Y es que hay un aspecto de Las uvas de la ira cuyos méritos parecen indiscutibles. A pesar de su tendencia sentimentalizadora, su retrato de la intrahistoria económica –mediante la descripción de los avatares de una familia contada desde dentro– tiene una notable fuerza narrativa. Esta familia es lo que está detrás de las cifras, de los datos económicos; su verdad constituye la verdad moral de la novela, que puede estar reñida con la verdad puramente económica o política.
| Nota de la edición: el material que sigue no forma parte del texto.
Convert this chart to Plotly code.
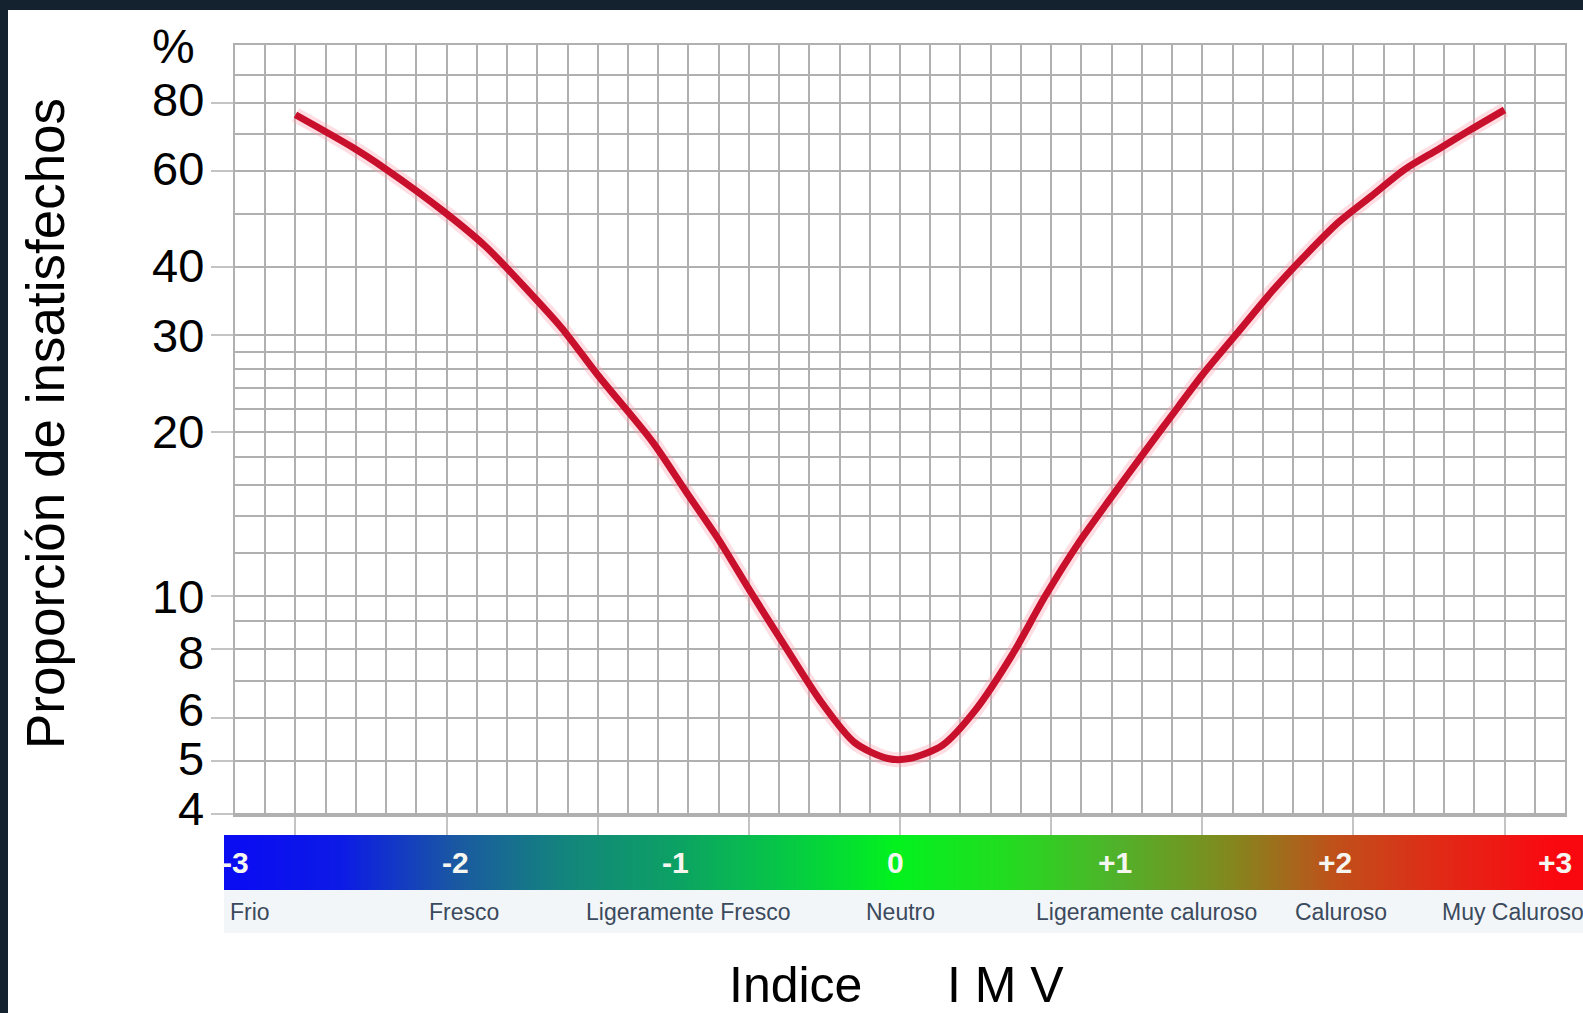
import math
import plotly.graph_objects as go

# ---------------- data ----------------
pmv = [-2.0, -1.81, -1.70, -1.51, -1.37, -1.23, -1.12, -1.0, -0.82, -0.71, -0.60,
       -0.49, -0.38, -0.26, -0.15, -0.04, 0.03, 0.14, 0.25, 0.37, 0.48, 0.59,
       0.70, 0.81, 0.92, 1.0, 1.12, 1.23, 1.34, 1.45, 1.56, 1.67, 1.78, 1.89, 2.0]
ppd = [76.0, 66.2, 60.4, 50.6, 43.6, 36.2, 31.0, 25.4, 19.2, 15.6, 12.7,
       10.1, 8.1, 6.4, 5.4, 5.05, 5.05, 5.34, 6.2, 7.8, 10.0, 12.5,
       15.2, 18.4, 22.2, 25.4, 30.5, 36.1, 42.0, 48.3, 54.0, 60.4, 65.7, 71.5, 77.6]

y_tick_vals = [4, 5, 6, 8, 10, 20, 30, 40, 60, 80]
y_minor_vals = [7, 9, 12, 14, 16, 18, 22, 24, 26, 28, 50, 70, 90]
x_tick_vals = [-2, -1.5, -1, -0.5, 0, 0.5, 1, 1.5, 2]

scale_vals = [-3, -2, -1, 0, 1, 2, 3]
scale_text = ['-3', '-2', '-1', '0', '+1', '+2', '+3']
scale_names = ['Frio', 'Fresco', 'Ligeramente Fresco', 'Neutro',
               'Ligeramente caluroso', 'Caluroso', 'Muy Caluroso']

# ---------------- layout helpers (pixel geometry) ----------------
W, H = 1583, 1013
L, R, T, B = 224, 1583, 45, 933          # full plotting region (incl. colour scale)
PW, PH = R - L, B - T
def px(x):  return (x - L) / PW
def py(y):  return (B - y) / PH

# small vertical nudges of the y tick labels (pixels, up = positive)
ylabel_shift = [5, 2, 8, -3, 0, 0, 0, 2, 2, 3]
# anchor / pixel shift of the descriptive labels under the colour scale
name_anchor = ['left', 'center', 'center', 'center', 'center', 'center', 'left']
name_shift = [4, 9, 13, 5, 31, 6, -115]

grid_col = '#b0b0b0'
regular = 'Liberation Sans, Arial, sans-serif'

fig = go.Figure()

# colour scale bar
fig.add_trace(go.Heatmap(
    x=scale_vals, y=[0], z=[scale_vals], zmin=-3, zmax=3, zsmooth='best',
    colorscale=[[0.00, '#0a0cf2'], [0.08, '#0c1ae6'], [1/6, '#1a58a2'],
                [0.25, '#13857c'], [2/6, '#0ca164'], [5/12, '#06c845'],
                [0.50, '#02f21e'], [7/12, '#22dc20'], [4/6, '#50b22a'],
                [0.75, '#808a1e'], [5/6, '#c0501a'], [11/12, '#e22816'],
                [1.00, '#fa0810']],
    showscale=False, hoverinfo='skip', xaxis='x2', yaxis='y2'))

# curve: soft halo + main line
fig.add_trace(go.Scatter(x=pmv, y=ppd, mode='lines', line_shape='spline',
                         line=dict(color='rgba(255,160,175,0.35)', width=15, smoothing=0.8),
                         hoverinfo='skip', showlegend=False))
fig.add_trace(go.Scatter(x=pmv, y=ppd, mode='lines', line_shape='spline',
                         line=dict(color='#c80f2c', width=7, smoothing=0.8), showlegend=False))

annotations = []
# y tick labels
for v, s in zip(y_tick_vals, ylabel_shift):
    annotations.append(dict(x=px(205), y=math.log10(v), xref='paper', yref='y', text=str(v),
                            showarrow=False, xanchor='right', yanchor='middle', yshift=s,
                            borderpad=0,
                            font=dict(family=regular, size=47, color='#000000')))
for v, t in zip(scale_vals, scale_text):
    annotations.append(dict(x=v, y=0, xref='x2', yref='y2', text=t, showarrow=False,
                            font=dict(family=regular, size=30, color='#f6f6f0', weight='bold'),
                            xanchor='center', yanchor='middle'))
for v, t, a, s in zip(scale_vals, scale_names, name_anchor, name_shift):
    xx = -3.05 if (a == 'left' and v < 0) else v
    annotations.append(dict(x=xx, y=py(912), xref='x2', yref='paper', text=t,
                            showarrow=False, xanchor=a, xshift=s, yanchor='middle',
                            font=dict(family=regular, size=23, color='#3b4a5c')))
annotations += [
    dict(x=px(45), y=py(424), xref='paper', yref='paper', text='Proporción de insatisfechos',
         textangle=-90, showarrow=False, xanchor='center', yanchor='middle',
         font=dict(family=regular, size=53, color='#000000')),
    dict(x=px(173), y=py(47), xref='paper', yref='paper', text='%', showarrow=False,
         xanchor='center', yanchor='middle', font=dict(family=regular, size=48, color='#000000')),
    dict(x=px(795), y=py(985), xref='paper', yref='paper', text='Indice', showarrow=False,
         xanchor='center', yanchor='middle', font=dict(family=regular, size=50, color='#000000')),
    dict(x=px(1005), y=py(985), xref='paper', yref='paper', text='I M V', showarrow=False,
         xanchor='center', yanchor='middle', font=dict(family=regular, size=50, color='#000000')),
]

shapes = [
    # pale band behind descriptive labels
    dict(type='rect', xref='paper', yref='paper', x0=0, x1=1, y0=py(933), y1=py(890),
         fillcolor='#f3f6f9', line_width=0, layer='below'),
    # dark frame top / left
    dict(type='rect', xref='paper', yref='paper', x0=px(0), x1=px(W), y0=py(10), y1=py(0),
         fillcolor='#14212f', line_width=0),
    dict(type='rect', xref='paper', yref='paper', x0=px(0), x1=px(8), y0=py(H), y1=py(0),
         fillcolor='#14212f', line_width=0),
]

fig.update_layout(
    width=W, height=H,
    margin=dict(l=L, r=W - R, t=T, b=H - B, pad=0),
    paper_bgcolor='white', plot_bgcolor='white', showlegend=False,
    xaxis=dict(domain=[px(235), px(1565)], anchor='y', range=[-2.2, 2.2],
               tickvals=x_tick_vals, ticks='outside', ticklen=18, tickwidth=2,
               tickcolor='#c4c4c4', showticklabels=False,
               showgrid=True, gridcolor=grid_col, gridwidth=2, zeroline=False,
               minor=dict(tickmode='linear', tick0=0, dtick=0.1, showgrid=True,
                          gridcolor=grid_col, gridwidth=2, ticks=''),
               showline=True, mirror=True, linecolor=grid_col, linewidth=2),
    yaxis=dict(domain=[py(815), 1], anchor='x', type='log', range=[0.600, 2.0085],
               tickvals=y_tick_vals, showticklabels=False,
               ticks='outside', ticklen=22, tickwidth=2, tickcolor='#c4c4c4',
               showgrid=True, gridcolor=grid_col, gridwidth=2, zeroline=False,
               minor=dict(tickvals=y_minor_vals, showgrid=True, gridcolor=grid_col,
                          gridwidth=2, ticks=''),
               showline=True, mirror=True, linecolor=grid_col, linewidth=2),
    xaxis2=dict(domain=[0, 1], anchor='y2', range=[-3.05, 3.127], visible=False),
    yaxis2=dict(domain=[py(890), py(835)], anchor='x2', range=[-0.5, 0.5], visible=False),
    annotations=annotations, shapes=shapes,
)

fig.write_html('out.html', config={'displayModeBar': False},
               post_script="document.body.style.margin='0';document.body.style.overflow='hidden';")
Este es un asunto delicado, porque esa verdad moral puede hacer un flaco favor a la descripción rigurosa de los procesos económicos. Pensemos en los empleos barridos por el progreso económico: la desgracia de las telefonistas puede ser la felicidad de quienes telefonean. Este contraste entre el orden micro y el orden macro puede crear fácilmente una contradicción entre lo que es bueno y lo que es justo, es decir, entre el progreso general de la sociedad y la desgracia particular de individuos o familias concretas. La novela suele situarse en el terreno de la justicia; el ensayo disecciona tendencias sociales más amplias. No en vano, la novela suele basarse en el retrato de una o varias personas o grupos, en unas circunstancias particulares, lo que enfatiza los efectos de los procesos sociales sobre las vidas y conciencias de sus protagonistas. Esto crea una brecha entre descripciones y explicaciones, entre el significado de la narración y el más amplio sentido de lo que la narración deja fuera.
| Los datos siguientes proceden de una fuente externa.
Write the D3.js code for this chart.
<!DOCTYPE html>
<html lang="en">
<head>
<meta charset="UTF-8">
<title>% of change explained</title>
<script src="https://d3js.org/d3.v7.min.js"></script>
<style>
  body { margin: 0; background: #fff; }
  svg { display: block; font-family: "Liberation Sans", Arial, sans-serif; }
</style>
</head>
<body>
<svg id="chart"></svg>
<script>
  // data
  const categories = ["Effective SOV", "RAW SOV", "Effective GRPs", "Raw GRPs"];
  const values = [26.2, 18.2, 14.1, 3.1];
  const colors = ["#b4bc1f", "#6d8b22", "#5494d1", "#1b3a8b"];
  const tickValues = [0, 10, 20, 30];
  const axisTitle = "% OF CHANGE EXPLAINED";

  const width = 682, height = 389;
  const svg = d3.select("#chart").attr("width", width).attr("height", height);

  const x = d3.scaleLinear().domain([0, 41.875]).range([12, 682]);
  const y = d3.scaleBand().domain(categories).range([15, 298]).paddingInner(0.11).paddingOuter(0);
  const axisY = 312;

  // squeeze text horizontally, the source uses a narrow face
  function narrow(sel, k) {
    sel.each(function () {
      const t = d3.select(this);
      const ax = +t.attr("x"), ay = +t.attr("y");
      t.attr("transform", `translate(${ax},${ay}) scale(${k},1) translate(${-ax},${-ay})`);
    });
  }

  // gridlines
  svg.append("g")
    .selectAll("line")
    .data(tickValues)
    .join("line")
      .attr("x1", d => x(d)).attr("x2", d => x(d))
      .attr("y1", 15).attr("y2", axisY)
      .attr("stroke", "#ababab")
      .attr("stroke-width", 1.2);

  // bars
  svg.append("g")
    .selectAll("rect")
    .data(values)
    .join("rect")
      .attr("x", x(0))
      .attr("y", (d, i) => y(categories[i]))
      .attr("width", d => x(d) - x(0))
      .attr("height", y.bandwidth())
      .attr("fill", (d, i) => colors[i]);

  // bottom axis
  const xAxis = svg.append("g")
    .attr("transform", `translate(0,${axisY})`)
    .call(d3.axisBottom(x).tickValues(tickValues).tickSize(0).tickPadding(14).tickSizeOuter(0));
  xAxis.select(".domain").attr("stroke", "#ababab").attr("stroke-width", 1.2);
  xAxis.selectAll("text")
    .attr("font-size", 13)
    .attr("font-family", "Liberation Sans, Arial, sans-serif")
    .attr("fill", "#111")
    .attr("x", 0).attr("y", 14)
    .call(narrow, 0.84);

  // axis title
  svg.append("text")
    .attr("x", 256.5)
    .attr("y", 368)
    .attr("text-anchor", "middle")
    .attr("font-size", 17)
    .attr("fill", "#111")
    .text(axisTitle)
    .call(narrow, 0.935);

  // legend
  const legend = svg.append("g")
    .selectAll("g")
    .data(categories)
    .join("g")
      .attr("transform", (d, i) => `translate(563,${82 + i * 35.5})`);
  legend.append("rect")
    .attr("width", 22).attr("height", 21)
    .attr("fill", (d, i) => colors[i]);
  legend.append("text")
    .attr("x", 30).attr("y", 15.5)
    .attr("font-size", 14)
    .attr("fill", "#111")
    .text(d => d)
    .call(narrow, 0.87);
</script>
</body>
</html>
Pensemos en España. Si explicamos a alguien cuyo sueldo ha vuelto a bajar o cuyo empleo ha desaparecido que, en ausencia de devaluación monetaria, la economía española no tiene otra salida que la devaluación interna por la vía del descenso de los salarios y la inflación, la explicación será rechazada airadamente. ¿Y quién tiene razón: el trabajador indignado o el analista templado? En realidad, ambos. Sus verdades son de distinto orden. Es más: sus verdades son complementarias, aunque las soluciones demandadas por cada uno no sean compatibles.

Esto se aprecia aún más claramente si tenemos en cuenta aquello que, en último término, empuja a los Joad fuera de sus tierras: la mecanización del campo. No por casualidad, debido a la personalidad de su director, esto aparece más subrayado en la película de Ford, que inserta unos planos de tractores mecánicos que casi parecen ilustraciones abstractas. ¿Quién puede dudar que la mecanización de las tareas agrícolas es una ganancia para el conjunto de la sociedad, incluidos los que trabajan la tierra? Pero, ¿quién osaría decir que ese proceso no es un drama íntimo para quienes sufren la sacudida de esa rápida transformación de los modos de producción? Se me objetará que hay formas y formas de realizar esa transición, siendo la descrita en la novela particularmente brutal: así es. Pero demandar buenas maneras de la destrucción creativa capitalista no va a llevarnos a ningún sitio. Es mejor pedirlas al Estado, como hace Steinbeck. Y, aun así, el Estado puede suavizar esas transiciones, acaso frenarlas, pero no impedirlas. Imaginen a un país que hubiera decidido quedarse al margen de las nuevas tecnologías de la información, para proteger ciertos puestos de trabajo o en nombre de la resistencia contra la globalización…

Así pues, la novela retrata una de las muchas consecuencias del tránsito de la sociedad tradicional a la sociedad moderna, con especial énfasis en el debilitamiento de los vínculos comunitarios y familiares. Bien podemos idealizar esa comunidad, como hace Ford, dejando así de ver las innumerables ganancias que la sociedad ha hecho en las últimas cinco o seis décadas: en términos de prosperidad económica, libertad política, igualdad social. Algo, por supuesto, se pierde por el camino; quizá mucho. Pocas personas vivían antes solas, muchas lo hacen ahora, por ejemplo. Y corresponderá a cada uno decidir si el tránsito de una sociedad a otra ha merecido la pena. Pero sería deseable que ese balance se cuadrase ponderando de manera realista –no histérica– las ventajas comparativas de nuestras sociedades desarrolladas. Para hacerlo, bien pudiera suceder que una relectura de Las uvas de la ira nos enseñara, precisamente, cuánto hemos avanzado desde entonces y qué distinta es aquella crisis de esta. De manera que la actualidad de la novela quizá resida precisamente en lo contrario de lo que viene diciéndose: no en la vigencia de lo que cuenta, sino en la ejemplaridad negativa de un mundo ya venturosamente caduco.